Many of the greatest gifts worth celebrating can’t be purchased in a store. For Wilmington painter Ann Parks McCray, it’s the very act of creating that she celebrates most.
“Every human being is a creator,” McCray says. “Whether it’s music or visual art or dance, it’s important to create because it wakes up and nurtures those seeds planted within us.”
Now on display through the holidays, the blossoms of those seeds—a diverse collection of art, craft and jewelry from the gallery’s many artists—are on display in the New Elements Gallery 31st Annual Holiday Show.
“This isn’t your typical holiday show,” says Miriam Oehrlein, owner of New Elements. “We want it to feel magical but not traditional.”
That’s not a difficult feat for Oehrlein, considering much of the work in New Elements is anything but traditional. That includes the work of McCray, who describes her style as “post-impressionist with a modern twist,” inspired by the compositions of greats like Monet and Kandinsky. The latter of whom the artist credits as moving her away from strictly representational work.
Whether the strokes on the canvas paint a clear picture or not, the greatest source of inspiration for McCray is an obvious one. “Nature is where I find my inspiration,” she notes. “Even on the greyest, coldest day, there is something beautiful out there. I find tremendous peace, comfort and joy in nature.”
A lifelong painter who studied studio art at Amarillo College in Texas, McCray has found no shortage of inspiration in Wilmington. She relocated here a number of years ago, in what she calls a “conscious move.”

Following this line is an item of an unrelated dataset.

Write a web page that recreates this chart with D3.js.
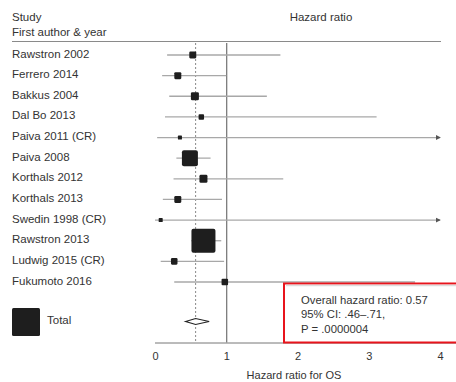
<!DOCTYPE html>
<html><head><meta charset="utf-8">
<script src="https://cdn.jsdelivr.net/npm/d3@7"></script>
<style>
body{margin:0;background:#fff;overflow:hidden;}
svg{display:block;font-family:"Liberation Sans",Arial,sans-serif;}
</style></head>
<body>
<div id="chart"></div>
<script>
const studies = ["Rawstron 2002","Ferrero 2014","Bakkus 2004","Dal Bo 2013","Paiva 2011 (CR)","Paiva 2008","Korthals 2012","Korthals 2013","Swedin 1998 (CR)","Rawstron 2013","Ludwig 2015 (CR)","Fukumoto 2016"];
const hr     = [0.53,0.32,0.56,0.65,0.35,0.49,0.68,0.32,0.08,0.68,0.27,0.98];
const lower  = [0.17,0.10,0.20,0.14,0.03,0.30,0.26,0.11,0.00,0.51,0.08,0.27];
const upper  = [1.76,1.00,1.57,3.11,5.00,0.78,1.80,0.94,5.50,0.93,0.97,3.65];
const weights= [3.9,3.9,5.1,2.4,1.3,20.4,5.1,3.9,1.3,46.0,3.4,3.4];
const pooled = {hr:0.57, lower:0.43, upper:0.76};
const xTicks = [0,1,2,3,4];
const summaryLines = ["Overall hazard ratio: 0.57","95% CI: .46\u2013.71,","P = .0000004"];

const W=456,H=382;
const svg=d3.select("#chart").append("svg").attr("width",W).attr("height",H);
const x=d3.scaleLinear().domain([0,4]).range([155,440]);
const y=d3.scalePoint().domain(studies).range([55,282]);
const side=d3.scaleSqrt().domain([0,46]).range([0,24]);
const totalY=321.5, axisY=342.5;
const txt="#333";

// headers
svg.append("text").attr("x",12).attr("y",21).attr("font-size",11.5).attr("fill",txt).text("Study");
svg.append("text").attr("x",12).attr("y",35.5).attr("font-size",11.5).attr("fill",txt).text("First author & year");
svg.append("text").attr("x",321).attr("y",21).attr("text-anchor","middle").attr("font-size",11.5).attr("fill",txt).text("Hazard ratio");
svg.append("line").attr("x1",12).attr("x2",441).attr("y1",41.5).attr("y2",41.5).attr("stroke","#8a8a8a").attr("stroke-width",1);

// reference lines
svg.append("line").attr("x1",x(1)+0.5).attr("x2",x(1)+0.5).attr("y1",43).attr("y2",axisY).attr("stroke","#555").attr("stroke-width",1);
svg.append("line").attr("x1",x(pooled.hr)).attr("x2",x(pooled.hr)).attr("y1",43).attr("y2",axisY).attr("stroke","#888").attr("stroke-width",1).attr("stroke-dasharray","2,2");

// defs arrow
svg.append("defs").append("marker").attr("id","arr").attr("viewBox","0 0 6 6").attr("refX",5).attr("refY",3)
  .attr("markerWidth",4).attr("markerHeight",4).attr("orient","auto")
  .append("path").attr("d","M0,0L6,3L0,6Z").attr("fill","#555");

const rows=studies.map((s,i)=>({s,hr:hr[i],lo:lower[i],hi:upper[i],w:weights[i]}));
const g=svg.append("g");
rows.forEach(d=>{
  const yy=y(d.s);
  const over=d.hi>4;
  g.append("line").attr("x1",x(d.lo)).attr("x2",x(Math.min(d.hi,4))).attr("y1",yy).attr("y2",yy)
    .attr("stroke","#a8a8a8").attr("stroke-width",1.3).attr("marker-end",over?"url(#arr)":null);
});
rows.forEach(d=>{
  const yy=y(d.s), s=side(d.w);
  g.append("rect").attr("x",x(d.hr)-s/2).attr("y",yy-s/2).attr("width",s).attr("height",s)
    .attr("rx",Math.min(2,s/6)).attr("fill","#1e1e1e");
  svg.append("text").attr("x",12).attr("y",yy+2.5).attr("font-size",11.5).attr("fill",txt).text(d.s);
});

// pooled diamond
svg.append("path").attr("d",`M${x(pooled.lower)},${totalY}L${x(pooled.hr)},${totalY-3}L${x(pooled.upper)},${totalY}L${x(pooled.hr)},${totalY+3}Z`)
  .attr("fill","#fff").attr("stroke","#222").attr("stroke-width",1.2);

// legend
svg.append("rect").attr("x",12).attr("y",308).attr("width",28).attr("height",28).attr("rx",1.5).attr("fill","#1e1e1e");
svg.append("text").attr("x",47).attr("y",324).attr("font-size",11.5).attr("fill",txt).text("Total");

// axis
const ax=svg.append("g").attr("transform",`translate(0,${axisY})`)
  .call(d3.axisBottom(x).tickValues(xTicks).tickSize(0).tickPadding(10).tickFormat(d3.format("d")));
ax.select(".domain").attr("stroke","#777").attr("d",`M${x(0)},0.5H456`);
ax.selectAll("text").attr("font-size",11).attr("fill",txt).attr("font-family","Liberation Sans, Arial, sans-serif");
svg.append("text").attr("x",294).attr("y",379).attr("text-anchor","middle").attr("font-size",11).attr("fill",txt).text("Hazard ratio for OS");

// summary box (extends past the right edge, as in the reference)
const bx=svg.append("g");
bx.append("rect").attr("x",284).attr("y",283.5).attr("width",185).attr("height",59).attr("fill","#fff").attr("stroke","#e8141c").attr("stroke-width",2);
bx.append("line").attr("x1",286).attr("x2",456).attr("y1",285.5).attr("y2",285.5).attr("stroke","#ddd").attr("stroke-width",1.5);
summaryLines.forEach((t,i)=>{
  bx.append("text").attr("x",301).attr("y",304+i*14.3).attr("font-size",11.3).attr("fill",txt).text(t);
});
</script>
</body></html>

“As a visual artist, the natural beauty of the area really draws you,” she states. McCray especially enjoys Wilmington’s access to water via beaches, the Intracoastal Waterway and the Cape Fear River. Even the pond behind the artist’s home has inspired her work.
In her piece, “Celebrating Essentials” (60 by 48 inches, oil on canvas), small blocks of olive greens and misty blues outline the branches of pine trees that tower over swaths of algae-like greens and browns. It suggests the murky waters of a small pond.
“It may or may not be water in the foreground,” McCray explains. “My paintings are open to individual interpretation, and I enjoy so much hearing what people take from them.”
It is this same freedom of interpretation that also dictates McCray’s technique. She paints loosely with oil (and occasionally with acrylic), using brushes, palette knives and even kitchen utensils to create impasto-like strokes on canvas.
Without photographs or even so much as a preconceived idea, McCray follows her intuition as she paints, using bright, natural colors and mirrors to conjure light. It provides a different perspective during the process. It’s not unusual for the artist to flip a painting upside down or sideways, using the painting’s reflection to reveal areas where the canvas needs further development.
“I feel like I’m just painting energy or light,” says McCray, who often loses track of time while she works. “I enjoy creating movement in my paintings because that’s a function of painting intuitively and quickly, and not overthinking the process.”
One thing McCray is cognizant of while she works: her joy.
“For me, the process itself is so gratifying, but the paintings have to go out,” she says. “These are meant to be shared, and it’s when they’re shared and others find joy and happiness in them, that the process completes itself.”
And isn’t that what the true spirit of the giving season is all about?
Art-goers will find gift ideas for the holidays, including handcrafted mugs from Michael Lalone of the John C. Campbell Folk School; David Goldhagen’s blown glass pumpkins and ornaments; the rustic copper jewelry of Kee Wilde-Ramsing; and Lázaro Salsita’s endearing 3D seabirds, which the Cuban artist created a few short weeks ago during his stay in Bald Head Island during the 18th No Boundaries International Art Colony. For more traditional art lovers, masterly oil painter Janet Triplett has stolen the show with her piece “Party’s Over,” and Susan Mauney’s watercolor, titled “Empty Porch No. 37,” contrasts beautifully against a gold-leaf sky.
This year’s Holiday Show will benefit The Carousel Center, a local nonprofit dedicated to providing safe spaces for abused and neglected children. Gallery patrons and those who purchase raffle tickets in support of the charity will be entered to win a $300 gift certificate to the gallery.